Nur, dass es keinen Sachverhalt dahinter gibt. Aber auch der Eingangssatz ist falsch, denn für etwas, das konkret sichtbar wäre, muss man keine Bilder erfinden, das träfe nur für abstrakte Dinge zu. Ein „Wiederauferstandener“, der konkret sichtbar und sogar fühlbar (Johannes 20, 27) gewesen sein soll, braucht zu seiner Beschreibung keine „Bilder“, sondern nur einen Augenzeugenbericht. So sich solche aber widersprechen, ist der eigentliche Sachverhalt nicht mehr rekonstruierbar.
Trifft in keiner Weise zu, denn rund 1700 Jahre lang haben Christen in dieser Hinsicht kläglich versagt, bis die Philosophie der Aufklärung einen objektiven Blick auf die conditio humana ermöglichte und der aufkommende Humanismus die Änderung zum Besseren einleitete. Was soll Ihre wiederholte Geschichtsklitterung?
Merkwürdig, dass Sie ausgerechnet am „Himmelfahrtstag“ Lukas zitieren, der dieses Nicht-Ereignis viel früher ansetzt, als die anderen Evangelien und die Kirchen heute behaupten.
Aber die Berücksichtigung von Fakten und widerspruchsarme Argumentation war ja noch nie die Stärke von Theologen. 🙂
Wieder einmal ein non sequitur. Was Lukas bewogen haben mag, einen kleinen Unterschied (einmal am zweiten Tag nach seiner „Auferstehung“ einmal erst 40 Tage danach) zu konstruieren, dürfte wohl kaum noch zu ermitteln sein, vielleicht war er ja tatsächlich vergesslich und wusste beim Niederschreiben der zweiten Version nicht mehr, was er sich zur ersten ausgedacht hatte. Es kann aber auch ganz andere Gründe für die Abweichung geben, das werden wir nie erfahren.
In typischer Theologen-Manier erfinden Sie aber einfach eine Behauptung, die scheinbar Sinn ergeben soll, zumindest für die, die nicht logisch denken können.

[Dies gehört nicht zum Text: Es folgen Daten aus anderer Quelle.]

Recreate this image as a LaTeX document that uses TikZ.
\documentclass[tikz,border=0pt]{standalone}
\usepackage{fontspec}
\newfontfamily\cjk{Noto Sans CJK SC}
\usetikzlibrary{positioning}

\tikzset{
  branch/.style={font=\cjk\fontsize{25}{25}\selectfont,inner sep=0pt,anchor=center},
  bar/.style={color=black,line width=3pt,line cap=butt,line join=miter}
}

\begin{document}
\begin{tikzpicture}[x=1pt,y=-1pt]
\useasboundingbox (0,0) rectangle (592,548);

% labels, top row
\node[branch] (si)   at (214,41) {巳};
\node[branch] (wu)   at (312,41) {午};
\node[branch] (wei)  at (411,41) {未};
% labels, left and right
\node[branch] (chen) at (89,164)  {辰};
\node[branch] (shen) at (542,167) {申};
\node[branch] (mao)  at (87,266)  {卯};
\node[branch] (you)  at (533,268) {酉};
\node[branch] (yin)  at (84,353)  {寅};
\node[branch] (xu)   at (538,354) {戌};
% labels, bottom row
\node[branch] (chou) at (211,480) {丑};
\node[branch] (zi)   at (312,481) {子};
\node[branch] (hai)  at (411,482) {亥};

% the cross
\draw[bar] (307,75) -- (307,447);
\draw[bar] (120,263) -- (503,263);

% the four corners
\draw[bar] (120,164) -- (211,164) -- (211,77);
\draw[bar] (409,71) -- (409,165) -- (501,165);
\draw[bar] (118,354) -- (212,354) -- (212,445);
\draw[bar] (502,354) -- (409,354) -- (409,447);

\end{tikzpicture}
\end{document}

Sehe ich überhaupt nicht so. Wir haben bestenfalls mehr Vorstellungsvarianten zur Verfügung, die bessere bildhafte Vorstellung hatten nach der schriftlichen Niederlegung dieser Fantasiegeschichte zweifellos die Menschen, die sich nicht erst irgendwelche Hilfsmittel dazudenken mussten, um die Gesetze der Physik außer Kraft zu setzen.

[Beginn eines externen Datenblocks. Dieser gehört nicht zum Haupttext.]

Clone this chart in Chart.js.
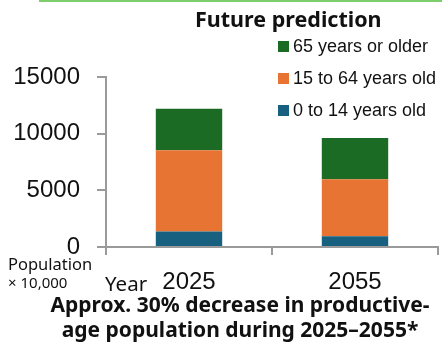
<!DOCTYPE html>
<html>
<head>
<meta charset="utf-8">
<script src="https://cdn.jsdelivr.net/npm/chart.js@4/dist/chart.umd.min.js"></script>
<style>
  body { margin: 0; background: #fff; }
  #wrap { position: relative; width: 442px; height: 346px; overflow: hidden; }
  #topline { position: absolute; left: 39px; top: 0; width: 403px; height: 2px; background: #7dcd6a; }
  .txt { position: absolute; white-space: nowrap; color: #111; }
  #title { left: 195px; top: 4px; font: bold 21.5px "Noto Sans", sans-serif; }
  #legend { position: absolute; left: 278px; top: 30px; }
  .item { height: 32px; display: flex; align-items: center; font: 18px "Liberation Sans", Arial, sans-serif; color: #111; }
  .box { width: 11px; height: 11px; margin-right: 4px; }
  #pop { left: 8px; top: 252px; font: 16.5px "Noto Sans", sans-serif; }
  #unit { left: 8px; top: 272px; font: 15px "Noto Sans", sans-serif; }
  #year { left: 105px; top: 269px; font: 20.5px "Noto Sans", sans-serif; }
  #caption { left: 0; width: 480px; top: 292px; text-align: center; font: bold 21px "Noto Sans", sans-serif; line-height: 25px; }
</style>
</head>
<body>
<div id="wrap">
  <canvas id="myChart" width="442" height="346"></canvas>
  <div id="topline"></div>
  <div class="txt" id="title">Future prediction</div>
  <div id="legend"></div>
  <div class="txt" id="pop">Population</div>
  <div class="txt" id="unit">× 10,000</div>
  <div class="txt" id="year">Year</div>
  <div class="txt" id="caption">Approx. 30% decrease in productive-<br>age population during 2025–2055*</div>
</div>
<script>
// valores (x 10.000 pessoas)
const anos = ['2025', '2055'];
const faixas = ['0 to 14 years old', '15 to 64 years old', '65 years or older'];
const cores = ['#17607f', '#e87434', '#1b6b24'];
const jovens = [1360, 950];
const ativos = [7170, 5030];
const idosos = [3670, 3630];
const ticksY = [0, 5000, 10000, 15000];

const series = [jovens, ativos, idosos];

// legenda em html (ordem invertida, igual ao original)
const legend = document.getElementById('legend');
for (let i = faixas.length - 1; i >= 0; i--) {
  const div = document.createElement('div');
  div.className = 'item';
  div.innerHTML = '<span class="box" style="background:' + cores[i] + '"></span>' + faixas[i];
  legend.appendChild(div);
}

const cinza = '#9a9a9a';
const ctx = document.getElementById('myChart');
new Chart(ctx, {
  type: 'bar',
  data: {
    labels: anos,
    datasets: series.map((d, i) => ({
      label: faixas[i],
      data: d,
      backgroundColor: cores[i],
      borderWidth: 0,
      barPercentage: 0.4,
      categoryPercentage: 1
    }))
  },
  options: {
    responsive: false,
    animation: false,
    layout: { padding: { left: 0, top: 77, right: 4, bottom: 49 } },
    plugins: { legend: { display: false }, tooltip: { enabled: false } },
    scales: {
      x: {
        stacked: true,
        border: { color: cinza, width: 2 },
        grid: { drawOnChartArea: false, tickLength: 8, color: cinza, lineWidth: 2 },
        ticks: { color: '#111', padding: 13, font: { family: 'Liberation Sans', size: 24 } },
        afterFit: s => { s.height = 50; }
      },
      y: {
        stacked: true,
        min: 0,
        max: 15000,
        afterBuildTicks: s => { s.ticks = ticksY.map(v => ({ value: v })); },
        border: { color: cinza, width: 2 },
        grid: { drawOnChartArea: false, tickLength: 9, color: cinza, lineWidth: 2 },
        ticks: {
          color: '#111', padding: 17,
          font: { family: 'Liberation Sans', size: 24 },
          callback: v => String(v)
        },
        afterFit: s => { s.width = 106; }
      }
    }
  }
});
</script>
</body>
</html>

Auch das ist wieder Theo-Sprech. Wenn man den Unfug glauben will, ist das „Verstehen“ ganz einfach, für denkende Menschen lässt es sich aber auch in das irrationale Weltbild des Altertums einordnen, denn die Vorstellung dahinter ist vergleichsweise primitiv: Ein Gott thront über dem babylonischen Himmelsgewölbe und regelt alles von oben, sein „Gesandter“ kehrt per celestialem Aufzug zu ihm zurück.
Parallelen zum Wiederauferstehungsmythos lassen sich in späterer Zeit z. B. im Kyffhäusermythos finden, demzufolge Kaiser Friedrich I. (Barbarossa) nach seinem unerwarteten Ableben in besagtem Berg auf seine Wiederkehr wartet, um das „Reich“ zu retten.
Auch Jesu gewaltsamer Tod muss für seine Anhänger ein traumatisierender Schock gewesen sein und deshalb ist es keine große Überraschung, dass sie zur Verarbeitung des Traumas etliche Geschichten erfanden, die dem Geschehenen nachträglich einen „Sinn“ verpassten.